Cash also offered a hand to Carl Perkins. The rockabilly star had fallen into relative obscurity, sabotaged chiefly by his alcoholism. As Sam Phillips had predicted, Don Law didn’t know how to bring out Perkins’s unique blend of country and rock, and Carl was dropped from the label in 1963. He then was signed by Decca Records, but he did no better there.
Cash had been keeping tabs on Perkins, and he took advantage of a Southern tour swing in January 1966 to stop by Carl’s house in Jackson, Tennessee, to invite his friend to join him on the next show, in Chattanooga—just for old times’ sake, he said. But Cash was hoping to make Carl a regular part of his show if things went well, and they did. Perkins’s rockabilly zest added some flash, and Cash enjoyed spending time with him offstage.
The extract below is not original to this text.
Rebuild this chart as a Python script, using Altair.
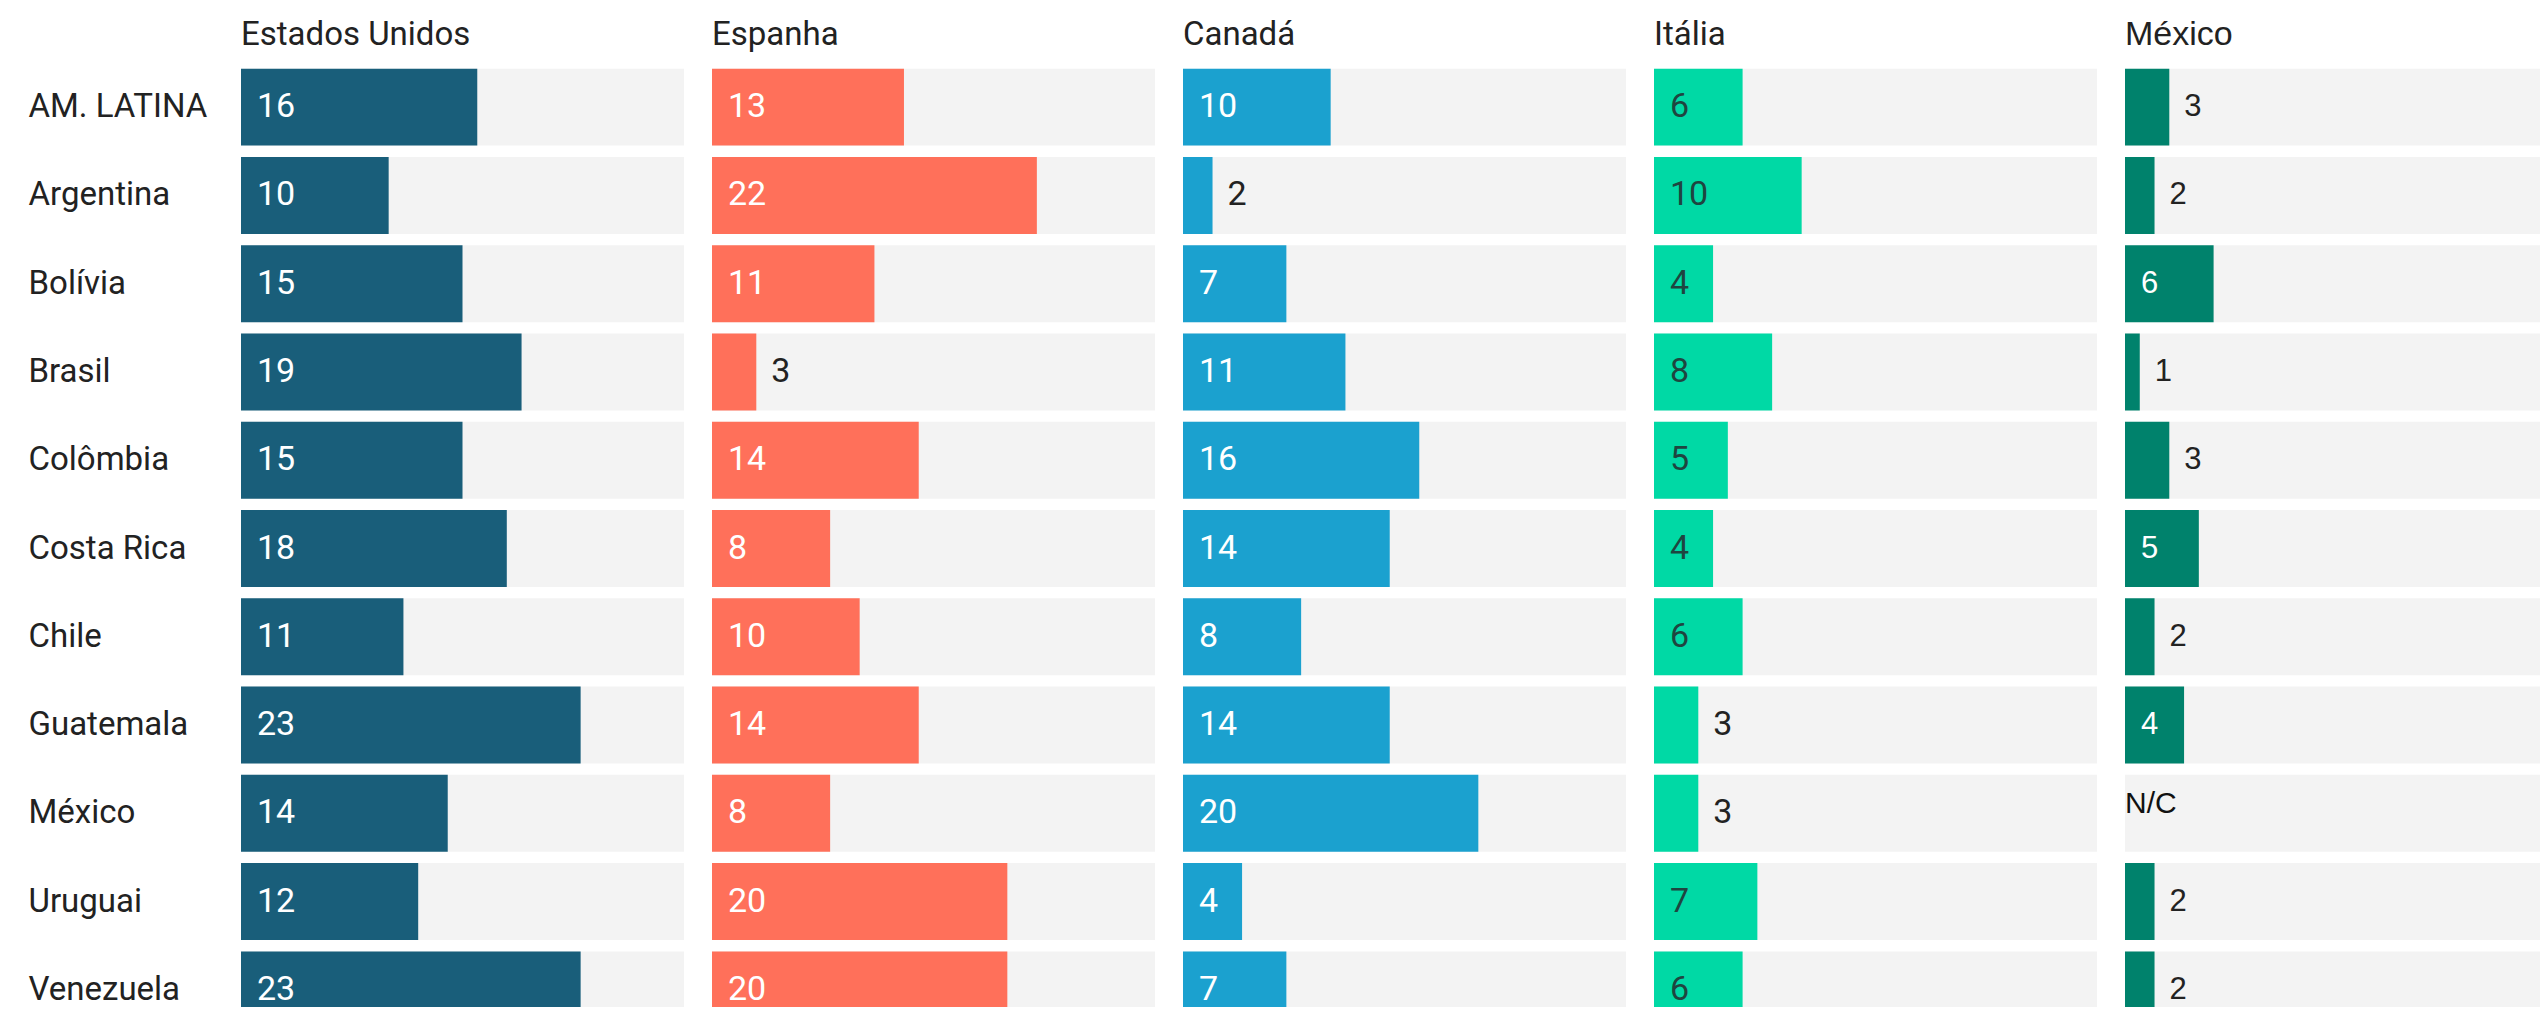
import altair as alt
import pandas as pd

countries = ["AM. LATINA", "Argentina", "Bolívia", "Brasil", "Colômbia", "Costa Rica",
             "Chile", "Guatemala", "México", "Uruguai", "Venezuela"]
panels = ["Estados Unidos", "Espanha", "Canadá", "Itália", "México"]
estados_unidos = [16, 10, 15, 19, 15, 18, 11, 23, 14, 12, 23]
espanha = [13, 22, 11, 3, 14, 8, 10, 14, 8, 20, 20]
canada = [10, 2, 7, 11, 16, 14, 8, 14, 20, 4, 7]
italia = [6, 10, 4, 8, 5, 4, 6, 3, 3, 7, 6]
mexico = [3, 2, 6, 1, 3, 5, 2, 4, None, 2, 2]
series = [estados_unidos, espanha, canada, italia, mexico]

colors = ["#195e7a", "#ff705a", "#1ba1cf", "#00d9a5", "#00826c"]
inside_colors = ["#ffffff", "#ffffff", "#ffffff", "#1f4540", "#ffffff"]
fonts = ["Roboto", "Roboto", "Roboto", "Roboto", "Liberation Sans"]
num_sizes = [34, 34, 34, 34, 31]
title_sizes = [33, 33, 33, 33, 34]

# panel widths (the last one is cut by the page edge, same px per unit)
widths = [443, 443, 443, 443, 415]
PX_PER_UNIT = 443 / 30
PLOT_H = 944          # visible plot height
BAND_RANGE = 971      # full range of 11 rows (last row is cut at bottom)
LABEL_FS = 33
TEXT_COLOR = "#222222"

yscale = alt.Scale(paddingInner=0.128, paddingOuter=0.064, range=[0, BAND_RANGE])

charts = []
for i, (name, vals) in enumerate(zip(panels, series)):
    xmax = widths[i] / PX_PER_UNIT
    xscale = alt.Scale(domain=[0, xmax], nice=False, zero=True)
    df = pd.DataFrame({
        "country": countries,
        "value": vals,
        "label": [str(v) if v is not None else "N/C" for v in vals],
    })
    if i == 0:
        yaxis = alt.Axis(title=None, labelAlign="left", labelPadding=213, ticks=False,
                         domain=False, labelFontSize=LABEL_FS, labelFont="Roboto",
                         labelColor=TEXT_COLOR, labelLimit=400, grid=False)
    else:
        yaxis = None
    base = alt.Chart(df).encode(
        y=alt.Y("country:N", sort=countries, scale=yscale, axis=yaxis)
    )
    bg = base.mark_bar(color="#f3f3f3", clip=True).encode(
        x=alt.XDatum(xmax, type="quantitative", scale=xscale, axis=None)
    )
    bars = base.mark_bar(color=colors[i], clip=True).encode(
        x=alt.X("value:Q", scale=xscale, axis=None)
    ).transform_filter("isValid(datum.value)")
    txt_in = base.mark_text(align="left", baseline="middle", dx=16, font=fonts[i],
                            fontSize=num_sizes[i], color=inside_colors[i]).encode(
        x=alt.XDatum(0, type="quantitative", scale=xscale, axis=None),
        text="label:N",
    ).transform_filter("isValid(datum.value) && datum.value > 3")
    txt_out = base.mark_text(align="left", baseline="middle", dx=15, font=fonts[i],
                             fontSize=num_sizes[i], color=TEXT_COLOR).encode(
        x=alt.X("value:Q", scale=xscale, axis=None),
        text="label:N",
    ).transform_filter("isValid(datum.value) && datum.value <= 3")
    txt_na = base.mark_text(align="left", baseline="middle", dx=0, dy=-9,
                            font="Liberation Sans", fontSize=30,
                            color="#111111").encode(
        x=alt.XDatum(0, type="quantitative", scale=xscale, axis=None),
        text="label:N",
    ).transform_filter("!isValid(datum.value)")
    layer = alt.layer(bg, bars, txt_in, txt_out, txt_na).properties(
        width=widths[i], height=PLOT_H,
        title=alt.TitleParams(text=name, anchor="start", frame="group",
                              fontSize=title_sizes[i], font=fonts[i],
                              fontWeight="normal", color=TEXT_COLOR, offset=11),
    )
    charts.append(layer)

chart = alt.hconcat(*charts, spacing=28).properties(
    padding={"left": 20, "top": 10, "right": 0, "bottom": 0}
).configure_view(stroke=None)

chart.save("out.html", embed_options={"renderer": "svg", "actions": False})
Of all the performers he would describe as his brothers over the years, no one was quite as close to Cash as Carl. It wasn’t just that they shared poor rural roots; they also understood each other’s substance abuse problems. Except for June, no one spent more
time on the road with Cash than Perkins. At times they seemed almost to cling to each other for dear life. Perkins would later tell of going into the back of the motor home where they could be alone, and they’d “get so drunk—me on my whiskey and he on his pills—that we couldn’t see each other and we’d start crying. We’d sit there and talk about our dead brothers and get to feeling sorry for ourselves.”
The only one who could step into their private sanctuary was June.
“June was taking it and praying and crying and hoping that someday we’d stand up and be men,” Perkins told Christopher S. Wren in the early 1970s. “She preached at both of us…our heads hanging down so bad we couldn’t eat. ‘John,’ I said. ‘One of these days we’re going to have to get off it.’ And he said, ‘I know it.’”
With Carl and the Statlers in place, Cash turned to the Carter Family. June had been pushing the idea for some time because she wanted to see her family working again after a long period of inactivity. But Cash didn’t add Mother Maybelle, Helen, and Anita just to please his girlfriend. He loved sharing the stage with the Carters. On those few occasions when he had brought them on the road, he’d felt proud to be part of that great Carter Family legacy. He had grown so close to Maybelle and Eck that he often spent time at their house when he was in Nashville.
Cash especially looked forward to talking about spiritual matters with Eck. They read the Bible together, and Cash would experience moments of peace. Unfortunately, the feeling wouldn’t last. He’d get back on the road and start popping the pills. What he found most comforting about Eck was that no matter how many times he fell, Eck never lectured him. Eck just tried to tell him that he had a choice in life. He didn’t have to keep turning to drugs; he could turn to God. It’d take until mid-September for the Carters to get all their affairs in order and officially join the tour, but when they did, the final piece in his touring family was in place.